Ma'ruf menjelaskan, di dalam nash itu ada yang qath'i dan dzonni. Artinya, ada nash yang sifatnya pasti dan ada nash yang membuka ruang penafsiran sehingga terjadilah perbedaan.
"Artinya Allah sendiri sudah memberikan peluang untuk terjadinya perbedaan. Kenapa, karena di situ ada nash yang bisa ditafsir-tafsirkan. Karena itu, ada pendapat mazhab yang berbeda beda. Di Gontor sana itu, bahwa perbedaan pendapat itu harus ditoleransi. Karena ini hal yang niscaya," katanya.
Perbedaan pendapat atau ikhtilaf ini, lanjut Ma'ruf, tidak boleh diingkari. Sebab, ruang perbedaan pendapat ini memang dimungkinkan dan diberi peluang oleh Allah di dalam Alquran.
"Kalau Allah tidak memberi peluang, semuanya qoth'i, maka tidak ada yang dzonni. Tapi nyatanya tidak (nyatanya ada yang dzonni), maka terjadi ikhtilaf. Kaidahnya, menolak perbedaan itu sesuatu yang tidak rasional," katanya.
Namun, masalahnya, ada pula orang yang menganggap penyimpangan sebagai perbedaan. Penyimpangan berarti inkhiraf, sedangkan perbedaan adalah ikhtilaf. Berdasarkan kaidah fiqih, perbedaan pendapat atau ikhtilaf itu tidak diingkari, sedangkan inkhiraf itulah yang diingkari.
Inkhiraf merujuk pada pendapat yang berbeda terhadap sesuatu yang sudah disepakati atau mujma'. "Sudah ma'lumumminaddiini biddhoruuri, sudah given, tau-tau ada pendapat yang berbeda. Ini bukan ikhtilaf, tapi inkhiraf. Ikhtilaf ditoleransi, inkhiraf itu diamputasi," ujarnya.
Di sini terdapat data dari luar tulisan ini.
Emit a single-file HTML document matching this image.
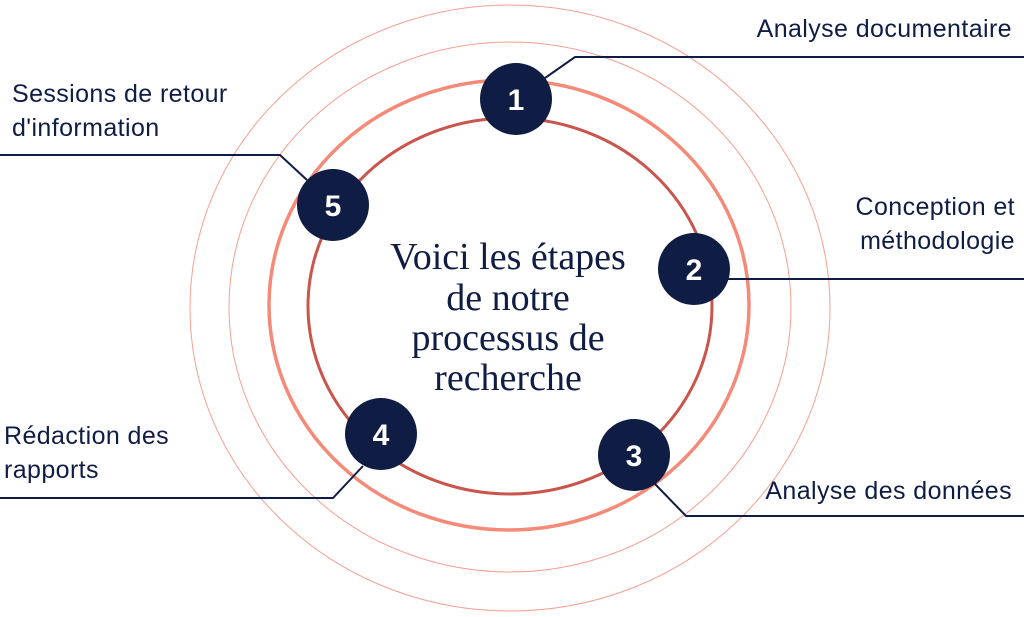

Itulah yang kadang, menurut Ma'ruf, ada orang menganggap pendapat yang disampaikannya itu adalah perbedaaan yang perlu ditoleransi padahal nyatanya adalah penyimpangan. Dia menekankan penyimpangan tidak bisa ditoleransi karena telah keluar dari wilayah ikhtilaf.
"Misalnya perempuan jadi imam. Ini bukan perbedaan (ikhtilaf), tetapi ini penyimpangan (inkhiraf) namanya. Saya kira itu jelas. Makanya MUI harus mendudukkan secara proporsional," kata Ma'ruf.